Bakhtin observou em Memórias do Subsolo, que o personagem da prosa não pode ser concluído por que todas “As definições estão em suas mãos e não lhe concluem a imagem justamente porque ele é consciente delas” (BAKTHIN, 2008, p. 59). Também Quaderna detém as mais variadas definições, porque é quem organiza a narrativa de modo a conduzir o leitor à decifração do enigma central da obra, o assassinato de seu tio e padrinho Dom Pedro Sebastião. Além disso, o narrador da Pedra do Reino é consciente do seu processo de criação “Eu sabia que tudo aquilo sucede é dentro do meu sangue e daminha cabeça, da minha “memória” (SUASSUNA, 1976, p. 267).
Quaderna tem noção da realidade dura e áspera do sertão, e é essa realidade que constitui a sua autoconsciência, e como diz o crítico russo “Não são os traços da realidade que constituem aqueles elementos dos quais se forma a imagem da personagem, mas o valor de tais traços para ela, para sua autoconsciência” (BAKHTIN, 2008, p. 53).
Desta maneira, temos um personagem que tem como autoconsciência a sua inconclusibilidade. Ele parte da experiência do cotidiano e sua visão de mundo está em construção a partir da assimilação do ambiente e seus costumes, ou seja, da prosa diária.
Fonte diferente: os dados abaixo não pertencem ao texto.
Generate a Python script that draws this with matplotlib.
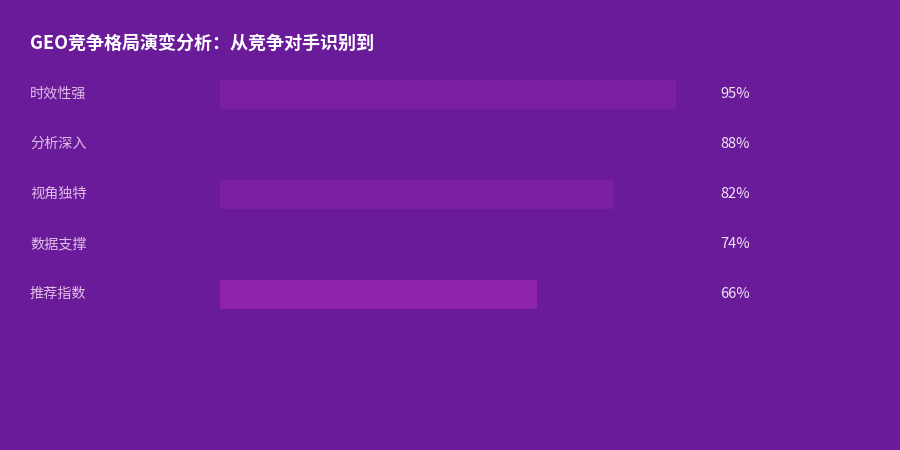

Tal como o homem e o mundo são inconclusivos, abertos e potenciais, a Pedra do Reino, Castelo Literário de Quaderna, também resulta aberta, pois “não coloca o leitor diante de uma visão de mundo pronta” (MICHELETTI, 1997, p. 140), representando então o caráter infinito e inconclusivo:
O inquérito continua aberto e em suspenso, de modo que, pelo menos por enquanto, sua Obra ficará assim, em suspenso e aberta, dependendo sempre de novos depoimentos que o senhor nos prestar. Talvez, até, ela dure o resto de sua vida e nunca chegue a terminar (SUASSUNA, 1976, p. 843).
A última palavra não foi dita, nem sobre o mundo, nem sobre a obra e muito menos sobre Quaderna, exatamente porque cabe a ele, autoconsciente e livre, por seu caráter inconclusivo, continuar nestas buscas que talvez nunca cheguem a terminar.
REFERÊNCIAS BIBLIOGRÁFICAS
BAKHTIN, Mikhail. Problemas da Poética de Dostoievski. 4. ed. Rio de Janeiro: Forense Universitária, 2008.
MARINHEIRO, Elizabeth. A Intertextualidade das Formas Simples. Rio de Janeiro, 1977.
MATOS, Geraldo Costa. O palco popular e o texto palimpséstico de Ariano Suassuna. 1998.
MICHELETTI, Guaraciaba. Na confluência das Formas. São Paulo: Clíper editora, 1997.
MORSON, Saul Gary; EMERSON, Caryl. Criação de uma Prosaística. São Paulo: Edusp, 2008.
PONZIO, Augusto. A revolução bakhtiniana. São Paulo: Editora Contexto, 2010.
SILVA JR, Augusto Rodrigues da. Morte e decomposição biográfica em Memórias Póstumas de Brás Cubas. Tese (Doutorado). Niterói: Instituto de Letras, Universidade Federal Fluminense, 2008, 216 f.
SUASSUNA, Ariano. O Romance d`A Pedra do Reino e o príncipe do sangue do vai-e-volta. 4 ed. Rio de Janeiro: José Olympio 1976.